Although the overall number of licensed hunters in the United State has been on a steady decline, from over 14.1 million participants in 1996 to less than 12.5 million today, there has been one promising trend with the potential to save the shooting sports industry.
Currently, the fastest growing demographic in the industry are women, who currently account for about 15 percent of the shooting, hunting, and firearms marketplace.
According to a survey conducted by the National Sporting Goods Association (NSGA), women’s participation in hunting has increased by over 75 percent is just the last five years. It is estimated 3 million women currently hunt, and as many as 5 million regularly shoot. Hunting and shooting are not gender specific sports, and it appears Barbie may soon replace Bubba in the both field, and at the range.
As the overall number of licensed hunters in the United States has dropped steadily, from 14.1 million in 1996 to 12.5 million today, women have become the fastest growing demographic in the industry. Overall women’s hunting has jumped by 75 percent.
According to researchers, there are 72 percent more women hunting with firearms today than just five years ago. Additionally, there are 50 percent more women regularly participating in target shooting, up from 1.8 million to 3.6 million during the same time span.
Data also indicates women outpace men among net newcomers to target shooting with a rifle, where female participation has grown by 4.1 percent. However hunting with a rifle remains primarily a male pursuit, where men still outnumber women 9 to 1.
In 2011, a Gallup Poll revealed that nearly one quarter of all current gun owners are female. Women now account for nearly 15 percent of the shooting, hunting, and firearms marketplace. Female participation in target shooting increased about 50 percent or from 3.3 million to 5 million nationally from 2001 to 2011, and female participation in hunting increased from 1.8 million to 2.6 million during the same time span.
Growth areas for women included muzzleloading (up 134.6 percent), bowhunting (up 30.7 percent) and hunting with firearms (up 3.5 percent). According to Corey Cogdell, a 2008 Olympic bronze medalist in trap shooting, and a lifelong hunter, "Shooting is one of the most fun and empowering things you can teach a young girl or a grown woman.”
he dramatic increase in female participation can be attributed to numerous programs intended to introduce women to hunting, such Becoming An Outdoors Woman program, Doe Camp and as well as more manufacturers producing clothing and gear designed for women.
From 2001 to 2010, the number of women participating in target shooting competitions went up 46.5 percent. The success of the USA Womens Shooting Team, which captured at the 2012 Summer Olympics in London, is likely to generate even greater interest in shooting sports.
The team was lead by Kimberly Rhode, the first American to achieve individual medals in five straight Olympics, with a record-setting, near perfect performance.
Rhode began her Olympic career as a teenager in 1996 while taking the gold in double trap at Atlanta, and she took bronze in the same event four years later at Sydney. She earned the gold in trap at Athens in 2004 and won the silver in skeet at Beijing in 2008. She won the women's skeet shooting with a world record performance in London, while setting an Olympic mark by missing only once in 100 shots.
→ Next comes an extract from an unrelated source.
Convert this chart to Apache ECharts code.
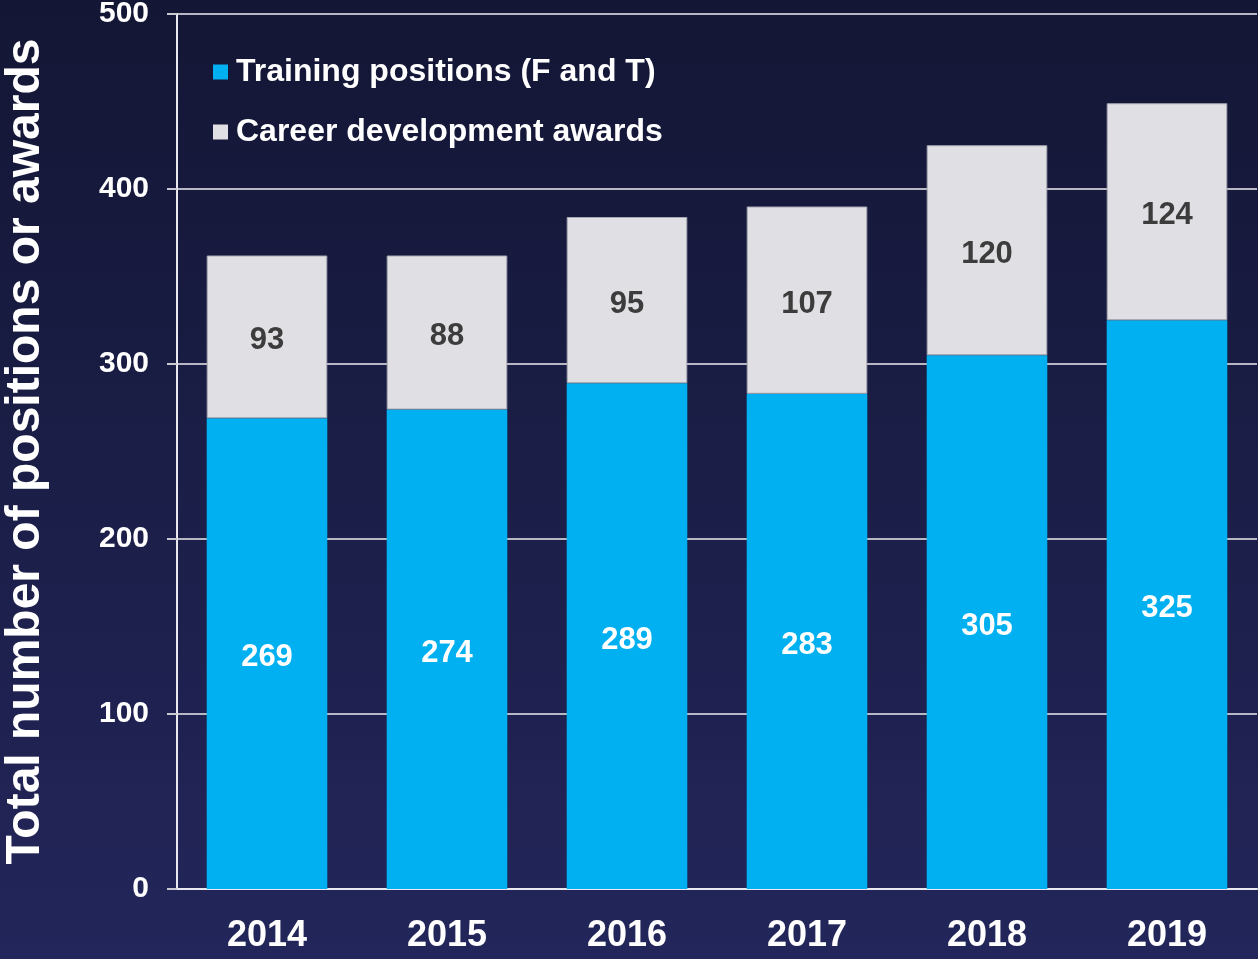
<!DOCTYPE html>
<html>
<head>
<meta charset="utf-8">
<script src="https://cdn.jsdelivr.net/npm/echarts@6/dist/echarts.min.js"></script>
<style>
  html, body { margin: 0; padding: 0; }
  #chart { width: 1258px; height: 959px; }
</style>
</head>
<body>
<div id="chart"></div>
<script>
// Values
const years = ['2014', '2015', '2016', '2017', '2018', '2019']
const training = [269, 274, 289, 283, 305, 325]
const career = [93, 88, 95, 107, 120, 124]
const yTicks = { min: 0, max: 500, interval: 100 }

const font = '"Liberation Sans", Arial, sans-serif'

const chart = echarts.init(document.getElementById('chart'))

const option = {
  backgroundColor: new echarts.graphic.LinearGradient(0, 0, 0, 1, [
    { offset: 0, color: '#131634' },
    { offset: 1, color: '#23265a' }
  ]),
  textStyle: { fontFamily: font },
  legend: {
    orient: 'vertical',
    left: 208,
    top: 51,
    itemWidth: 15,
    itemHeight: 15,
    itemGap: 28,
    icon: 'rect',
    itemStyle: { borderWidth: 0 },
    textStyle: { color: '#ffffff', fontSize: 32, fontWeight: 'bold', fontFamily: font, padding: [0, 0, 0, 3] },
    data: ['Training positions (F and T)', 'Career development awards']
  },
  grid: { left: 177, right: 1, top: 14, bottom: 70, outerBoundsMode: 'none', containLabel: false },
  xAxis: {
    type: 'category',
    data: years,
    axisLine: { lineStyle: { color: '#e8e8ee', width: 2 } },
    axisTick: { show: false },
    axisLabel: { color: '#ffffff', fontSize: 36, fontWeight: 'bold', fontFamily: font, margin: 29 }
  },
  yAxis: {
    type: 'value',
    min: yTicks.min,
    max: yTicks.max,
    interval: yTicks.interval,
    name: 'Total number of positions or awards',
    nameLocation: 'middle',
    nameRotate: 90,
    nameGap: 127,
    nameTextStyle: { color: '#ffffff', fontSize: 48, fontWeight: 'bold', fontFamily: font },
    axisLine: { show: true, lineStyle: { color: '#e8e8ee', width: 2 } },
    axisTick: { show: true, length: 10, lineStyle: { color: '#c8c8d0', width: 2 } },
    axisLabel: { color: '#ffffff', fontSize: 30, fontWeight: 'bold', fontFamily: font, margin: 28 },
    splitLine: { lineStyle: { color: '#b8b8c4', width: 2 } }
  },
  series: [
    {
      name: 'Training positions (F and T)',
      type: 'bar',
      stack: 'total',
      barWidth: '67%',
      data: training,
      itemStyle: { color: '#00b0f0' },
      label: { show: true, position: 'inside', offset: [0, 4], color: '#ffffff', fontSize: 31, fontWeight: 'bold', fontFamily: font }
    },
    {
      name: 'Career development awards',
      type: 'bar',
      stack: 'total',
      barWidth: '67%',
      data: career,
      itemStyle: { color: '#e0dfe3', borderColor: '#a8a8b4', borderWidth: 1 },
      label: { show: true, position: 'inside', offset: [0, 4], color: '#3c3c3c', fontSize: 31, fontWeight: 'bold', fontFamily: font }
    }
  ]
}

chart.setOption(option)
</script>
</body>
</html>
My first experience with a female shooter came over twenty years ago. It occurred while I was hosting an afternoon of skeet shooting for a private group at a local resort.
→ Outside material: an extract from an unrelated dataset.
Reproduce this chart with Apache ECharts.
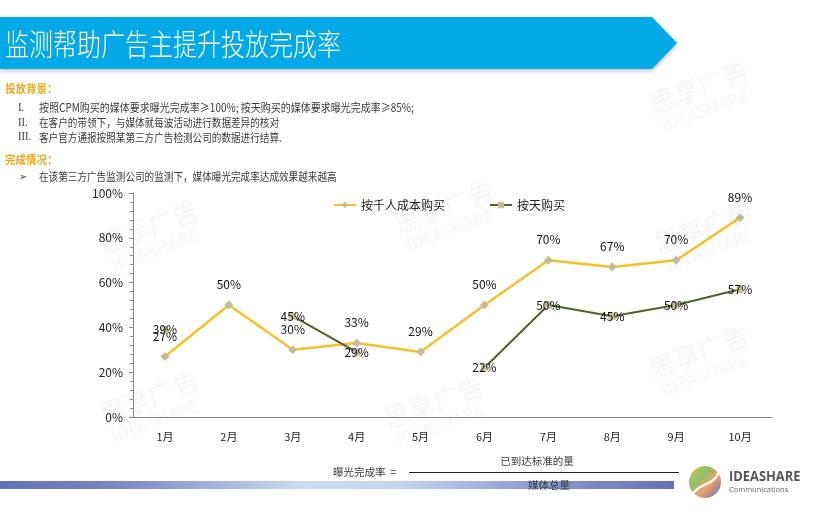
<!DOCTYPE html>
<html>
<head>
<meta charset="utf-8">
<script src="https://cdn.jsdelivr.net/npm/echarts@6/dist/echarts.min.js"></script>
<style>
  html, body { margin: 0; padding: 0; background: #fff; }
  #main { width: 814px; height: 514px; }
</style>
</head>
<body>
<div id="main"></div>
<script>
// 月份
var months = ['1月', '2月', '3月', '4月', '5月', '6月', '7月', '8月', '9月', '10月'];
// 按千人成本购买 (%)
var cpmRate = [27, 50, 30, 33, 29, 50, 70, 67, 70, 89];
// 按天购买 (%)，空月份为 null
var dayRate = [39, null, 45, 29, null, 22, 50, 45, 50, 57];
var seriesNames = ['按千人成本购买', '按天购买'];

var title = '监测帮助广告主提升投放完成率';
var bgLines = [
  ['I.', '按照CPM购买的媒体要求曝光完成率≥100%; 按天购买的媒体要求曝光完成率≥85%;'],
  ['II.', '在客户的带领下，与媒体就每波活动进行数据差异的核对'],
  ['III.', '客户官方通报按照某第三方广告检测公司的数据进行结算.']
];
var doneLine = '在该第三方广告监测公司的监测下，媒体曝光完成率达成效果越来越高';

var cjk = '"Noto Sans CJK SC", "Microsoft YaHei", sans-serif';
var gold = '#f0a81a';
var bodyColor = '#3a3a3a';

function txt(x, y, text, opt) {
  opt = opt || {};
  return {
    type: 'text', x: x, y: y, z: opt.z || 5,
    scaleX: opt.sx || 1, scaleY: opt.sy || 1,
    rotation: opt.rot || 0,
    style: {
      text: text,
      fill: opt.color || bodyColor,
      fontSize: opt.size || 10,
      fontWeight: opt.weight || 'normal',
      fontFamily: opt.family || cjk,
      textAlign: opt.align || 'left',
      textVerticalAlign: 'middle'
    }
  };
}

// 水印
var marks = [[100, 245], [395, 225], [650, 105], [650, 370], [100, 415], [385, 420], [655, 245]];
var graphics = [];
marks.forEach(function (m) {
  graphics.push(txt(m[0], m[1], '思享广告', {size: 26, color: 'rgba(0,0,0,0.038)', rot: 0.35, z: 0}));
  graphics.push(txt(m[0] + 12, m[1] + 22, 'IDEASHARE', {size: 17, color: 'rgba(0,0,0,0.038)', rot: 0.35, z: 0, family: 'Noto Sans'}));
});

// 标题条
graphics.push({
  type: 'polygon', z: 3,
  shape: {points: [[0, 17], [652, 17], [677, 43], [652, 69], [0, 69]]},
  style: {fill: '#03a9e6', shadowBlur: 4, shadowOffsetY: 2, shadowColor: 'rgba(0,0,0,0.25)'}
});
graphics.push(txt(5, 44, title, {size: 24, color: '#ffffff', sy: 1.25, weight: 300}));

graphics.push(txt(5, 89, '投放背景：', {size: 10.5, color: gold, weight: 'bold', sy: 1.12}));
bgLines.forEach(function (l, i) {
  var y = 108 + i * 14.7;
  graphics.push(txt(18, y, l[0], {size: 10.5, family: '"Liberation Serif", serif', sy: 1.1}));
  graphics.push(txt(39, y, l[1], {size: 10, sy: 1.15, sx: i === 0 ? 1 : 0.96}));
});
graphics.push(txt(5, 160, '完成情况：', {size: 10.5, color: gold, weight: 'bold', sy: 1.12}));
graphics.push(txt(19, 177, '➢', {size: 10, family: '"DejaVu Sans", sans-serif'}));
graphics.push(txt(39, 177, doneLine, {size: 10, sy: 1.15, sx: 0.96}));

// 底部条
graphics.push({
  type: 'rect', z: 1,
  shape: {x: 0, y: 481, width: 674, height: 8},
  style: {
    fill: new echarts.graphic.LinearGradient(0, 0, 1, 0, [
      {offset: 0, color: '#6474b9'},
      {offset: 0.15, color: '#7381c0'},
      {offset: 0.45, color: '#c9dcf1'},
      {offset: 0.6, color: '#c2d3ee'},
      {offset: 0.8, color: '#8c98cf'},
      {offset: 1, color: '#6472b7'}
    ])
  }
});

// 公式
graphics.push(txt(333, 472, '曝光完成率  =', {size: 10.5}));
graphics.push({type: 'line', z: 5, shape: {x1: 409, y1: 472.5, x2: 679, y2: 472.5}, style: {stroke: '#222', lineWidth: 1}});
graphics.push(txt(537, 461, '已到达标准的量', {size: 10.5, align: 'center'}));
graphics.push(txt(549, 485, '媒体总量', {size: 10.5, align: 'center'}));

// logo
graphics.push({
  type: 'circle', z: 5,
  shape: {cx: 705, cy: 482, r: 16},
  style: {
    fill: new echarts.graphic.LinearGradient(0, 0, 1, 1, [
      {offset: 0, color: '#e8c93a'},
      {offset: 0.35, color: '#8cc06a'},
      {offset: 0.6, color: '#f0a06a'},
      {offset: 1, color: '#4f74b8'}
    ])
  }
});
graphics.push({
  type: 'bezierCurve', z: 6,
  shape: {x1: 692, y1: 495, x2: 719, y2: 472, cpx1: 702, cpy1: 480, cpx2: 712, cpy2: 488},
  style: {stroke: '#ffffff', lineWidth: 2.2, fill: null}
});
graphics.push(txt(729, 477, 'IDEASHARE', {size: 14, color: '#555', weight: 'bold', family: '"Open Sans", sans-serif', sx: 0.92}));
graphics.push(txt(729, 490, 'Communications', {size: 7.5, color: '#666', family: '"Open Sans", sans-serif'}));

var myChart = echarts.init(document.getElementById('main'));
var option = {
  backgroundColor: '#ffffff',
  textStyle: {fontFamily: cjk},
  graphic: graphics,
  legend: {
    top: 194,
    left: 328,
    itemGap: 44,
    itemWidth: 22,
    itemHeight: 8,
    textStyle: {fontSize: 12, color: '#222'},
    data: seriesNames
  },
  grid: {left: 133, right: 42, top: 193, bottom: 97},
  xAxis: {
    type: 'category',
    data: months,
    boundaryGap: true,
    axisLine: {lineStyle: {color: '#8a8a8a'}},
    axisTick: {alignWithLabel: false, length: 5, lineStyle: {color: '#8a8a8a'}},
    axisLabel: {fontSize: 11, color: '#222', margin: 14}
  },
  yAxis: {
    type: 'value',
    min: 0, max: 100, interval: 20,
    axisLine: {show: true, lineStyle: {color: '#8a8a8a'}},
    axisTick: {show: true, length: 4, lineStyle: {color: '#8a8a8a'}},
    minorTick: {show: true, splitNumber: 5, length: 3, lineStyle: {color: '#8a8a8a'}},
    splitLine: {show: false},
    axisLabel: {formatter: '{value}%', fontSize: 12, color: '#222', margin: 10}
  },
  series: [
    {
      name: seriesNames[0],
      type: 'line',
      data: cpmRate,
      symbol: 'diamond',
      symbolSize: 9,
      lineStyle: {color: '#f2c12e', width: 2.5},
      itemStyle: {color: '#c4bd97'},
      label: {show: true, position: 'top', distance: 10, formatter: '{c}%', fontSize: 12, color: '#111'},
      emphasis: {disabled: true},
      z: 3
    },
    {
      name: seriesNames[1],
      type: 'line',
      data: dayRate,
      connectNulls: false,
      symbol: 'rect',
      symbolSize: 7,
      showAllSymbol: true,
      lineStyle: {color: '#4f6228', width: 2},
      itemStyle: {color: '#c4bd97'},
      label: {show: true, position: 'inside', formatter: '{c}%', fontSize: 12, color: '#111'},
      emphasis: {disabled: true},
      z: 4
    }
  ]
};
myChart.setOption(option);
</script>
</body>
</html>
I had set up two clay pigeon throwers, one of which sent targets on a crossing pattern from left to right, and another which sent targets straight away from the shooters. The straightaway station provided a much easier shot.
The gentlemen, all in their late fifty’s and early sixties, took a few practice rounds and soon the wagering began. As the competitions continued, the commodities wagered changed from cash, to hand rolled cigars, to bottles of fine scotch whiskey.
As the event was winding down, a young lady arrived at the compound. She had come over from Burlington, where she was attending college. Her father, who had arranged the event, asked her, “Would you like to shoot a round or two?”
“Oh no, I simply can’t”, she explained, “I’d be embarrassed, I haven’t shot in years!”
Immediately, the old gents began to chide her, “Awww! come on little lady, let’s see what you’ve got! We’ll go easy on you, Honey. Hell! you can’t be any worse than your Dad!”
She attempted to beg off from the event, explaining, “I’m just over for the afternoon, I have to get back to college today.”
Following some good hearted, needling from the assembly, she finally relented and parked her car in the lot. As she walked up to the range, she apologized for not wanting to wager. However, as she began to stuff shot shells into a beautiful, old Purdey shotgun, the wagering began anew.
Her father spotted her some cash, and on the first round she knocked down five out of the six clays. It turned out to be her only miss of the afternoon.
One at a time, she continued to unabashedly shoot the pants off all of the old gents, despite their various attempts to rattle her. Best of all, she did it while sporting a wide smile.
After the competitions ended, she asked me to help her carry the winnings back to her car. I expect she was the most popular girl on campus, returning with boxes of hand rolled cigars, bottles of Chivas Regal and Crown Royal and a wad of cash that would choke a horse.
It was a valuable lesson learned. I’ve never bet against a female shooter since.